A fan from Elmhurst asked Eccleston — a lifelong Manchester United supporter — about Manchester City's financial fair play situation, and whether any penalty should involve transfer of ownership away from the Glazers. The actor didn't shy away. He described football as the world's game, a dream, but expressed sadness at what capitalism has done to it. Manchester United, he acknowledged, is now a corporate monster — a fact that clearly pains him.

He also weighed in firmly on the soccer/football debate when a fan mentioned that the word "soccer" actually originated in Britain, derived from Association Football. Eccleston's response was swift: even if it came from England, it had been "perverted by Americans." The panel host confirmed the etymology — the word was shortened from "assoc" to "soccer" — and the room took it in good humour.

Books, Documentaries, and a Mini TARDIS He Once Stole

Eccleston revealed he is currently deep into a debut novel called The Daffodil Days by first-time author Helen Bain, which draws on the life of Sylvia Plath, and recommended it enthusiastically to the audience. He also praised a recent West End production of Othello featuring David Harewood and Toby Jones, and named the ESPN documentary OJ: Made in America as the greatest documentary he has ever seen — the documentary, he stressed, not the drama.

His documentary ambitions, should anyone give him free reign, would include an investigation into whether Shakespeare was genuinely the man from Stratford, a history of the working classes worldwide beginning in Britain, and a documentary about the soul singer Donny Hathaway.

On a lighter note, he confessed to stealing a souvenir from the Doctor Who press launch in Cardiff: a miniature TARDIS that had been sitting on a table in the hotel, which he quietly slipped inside his jacket. He added, somewhat sheepishly, that he is no longer entirely sure where it is.

On Hobbies, Music, and a Life Well Lived


Asked about hobbies, Eccleston described himself as obsessive by nature. Exercise is essential to him — running, weights, boxing. Music is a passion that borders on academic: he has a deep love of Black American music, from soul and funk to Jamaican rocksteady and reggae, and confessed to knowing who played harmonica on albums recorded in 1962. Reading is the other constant. If everything else were stripped away, he said, he would keep the exercise.

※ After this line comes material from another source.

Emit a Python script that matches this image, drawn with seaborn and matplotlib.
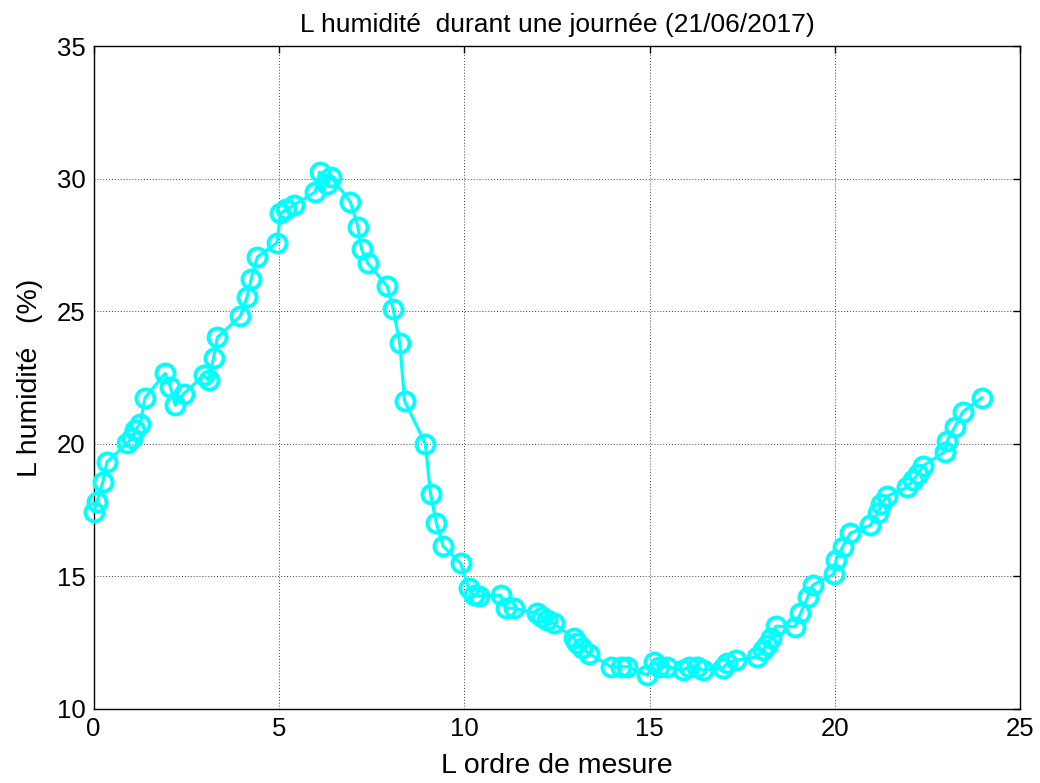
import matplotlib
matplotlib.use("Agg")
import matplotlib.pyplot as plt
import seaborn as sns
import pandas as pd

# Measurement order (hour.minute style readings) and relative humidity in %
ordre = [
    0.00, 0.09, 0.25, 0.36,
    0.90, 1.03, 1.12, 1.26, 1.39,
    1.93, 2.07, 2.20, 2.43,
    2.97, 3.10, 3.24, 3.34,
    3.96, 4.14, 4.25, 4.42,
    4.95, 5.04, 5.20, 5.40,
    5.98, 6.10, 6.30, 6.40,
    6.93, 7.13, 7.23, 7.40,
    7.92, 8.08, 8.26, 8.39,
    8.95, 9.09, 9.25, 9.43,
    9.90, 10.12, 10.25, 10.39,
    10.98, 11.12, 11.33,
    11.97, 12.11, 12.24, 12.41,
    12.96, 13.05, 13.19, 13.37,
    13.95, 14.22, 14.40,
    14.94, 15.12, 15.26, 15.48,
    15.89, 16.07, 16.29, 16.43,
    16.97, 17.10, 17.33,
    17.91, 18.05, 18.18, 18.27, 18.41,
    18.92, 19.07, 19.27, 19.40,
    19.97, 20.03, 20.21, 20.42,
    20.96, 21.16, 21.25, 21.41,
    21.95, 22.10, 22.24, 22.37,
    22.96, 23.03, 23.23, 23.45,
    23.97,
]
humidite = [
    17.43, 17.80, 18.56, 19.31,
    20.01, 20.20, 20.51, 20.76, 21.74,
    22.65, 22.14, 21.45, 21.89,
    22.58, 22.40, 23.25, 24.01,
    24.81, 25.54, 26.20, 27.05,
    27.58, 28.69, 28.84, 29.00,
    29.50, 30.25, 29.79, 30.08,
    29.12, 28.18, 27.33, 26.80,
    25.94, 25.10, 23.80, 21.62,
    19.99, 18.11, 16.99, 16.13,
    15.49, 14.55, 14.28, 14.25,
    14.28, 13.79, 13.79,
    13.59, 13.44, 13.34, 13.22,
    12.65, 12.46, 12.27, 12.08,
    11.58, 11.58, 11.58,
    11.26, 11.77, 11.58, 11.58,
    11.45, 11.58, 11.58, 11.45,
    11.52, 11.71, 11.83,
    11.95, 12.21, 12.40, 12.65, 13.11,
    13.09, 13.59, 14.22, 14.66,
    15.08, 15.60, 16.11, 16.63,
    16.92, 17.37, 17.72, 18.02,
    18.35, 18.62, 18.85, 19.15,
    19.69, 20.11, 20.61, 21.20,
    21.74,
]

x_ticks = [0, 5, 10, 15, 20, 25]
y_ticks = [10, 15, 20, 25, 30, 35]

titre = "L humidité  durant une journée (21/06/2017)"
label_x = "L ordre de mesure"
label_y = "L humidité   (%)"

sns.set_style("white")
plt.rcParams["font.family"] = ["Liberation Sans", "DejaVu Sans"]
plt.rcParams["text.color"] = "black"
plt.rcParams["axes.labelcolor"] = "black"

df = pd.DataFrame({"ordre": ordre, "humidite": humidite})

fig = plt.figure(figsize=(10.4, 7.83), dpi=100)
ax = fig.add_axes([0.09, 0.095, 0.891, 0.846])

sns.lineplot(
    data=df, x="ordre", y="humidite", ax=ax, sort=False, estimator=None,
    color="#00FFFF", linewidth=2.3, marker="o", markersize=13,
    markerfacecolor="none", markeredgecolor="#00FFFF", markeredgewidth=2.8,
    clip_on=False, zorder=3,
)

ax.set_xlim(0, 25)
ax.set_ylim(10, 35)
ax.set_xticks(x_ticks)
ax.set_yticks(y_ticks)
ax.grid(True, color="#404040", linestyle=(0, (1, 2)), linewidth=0.7)
ax.set_axisbelow(True)
for sp in ax.spines.values():
    sp.set_visible(True)
    sp.set_color("black")
    sp.set_linewidth(1.0)
ax.tick_params(direction="in", length=5, width=1, top=True, right=True,
               labelsize=18.5, colors="black", labelcolor="black", pad=6)

ax.set_title(titre, fontsize=19, pad=10, color="black")
ax.set_xlabel(label_x, fontsize=20.5, labelpad=9, color="black")
ax.set_ylabel(label_y, fontsize=20.5, labelpad=10, color="black")

fig.savefig("out.png", dpi=100, facecolor="white")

A Doctor Still Very Much Alive

A Chicago librarian who works with teenagers told Eccleston that the Ninth Doctor continues to resonate powerfully with young viewers — that teens, in particular, are drawn to his incarnation in ways that feel fresh even twenty years on. He received the observation with visible pleasure, and the two briefly dreamed up the idea of a Big Finish audio adventure in which the Doctor becomes a public librarian, serving, as he put it, "the people."

It was, in miniature, everything that made the Ninth Doctor so important in the first place: a Time Lord who belongs to everyone, not just the posh. Christopher Eccleston, at 62, hasn't lost a molecule of that conviction — and if the right showrunner ever comes calling, it sounds like the Doctor isn't done quite yet.

One More Thing: On Bananas

No C2E2 Doctor Who panel would be complete without a nod to the Tenth Doctor's famous fondness for bananas — and a Chicago fan duly obliged, asking Eccleston how he personally feels about the fruit. His answer was considered, measured, and deeply revealing of a man who knows his own mind: he doesn't mind a banana, he said, but he wouldn't get into a long-term relationship with one. More of a ships-in-the-night situation. When pressed on his actual favourite food, he clarified that he is fundamentally a savoury person — and that given a straight choice between a roasted banana and a whole bulb of roasted garlic, he would take the garlic without hesitation. The audience, delighted, briefly rechristened him the Roasted Garlic Doctor.

After the panel, Eccleston returned to Autograph Alley to sign for fans and take more of their questions. I should note that the line was quite long, showing that the 9th Doctor has not dimmed in popularity over 20 years!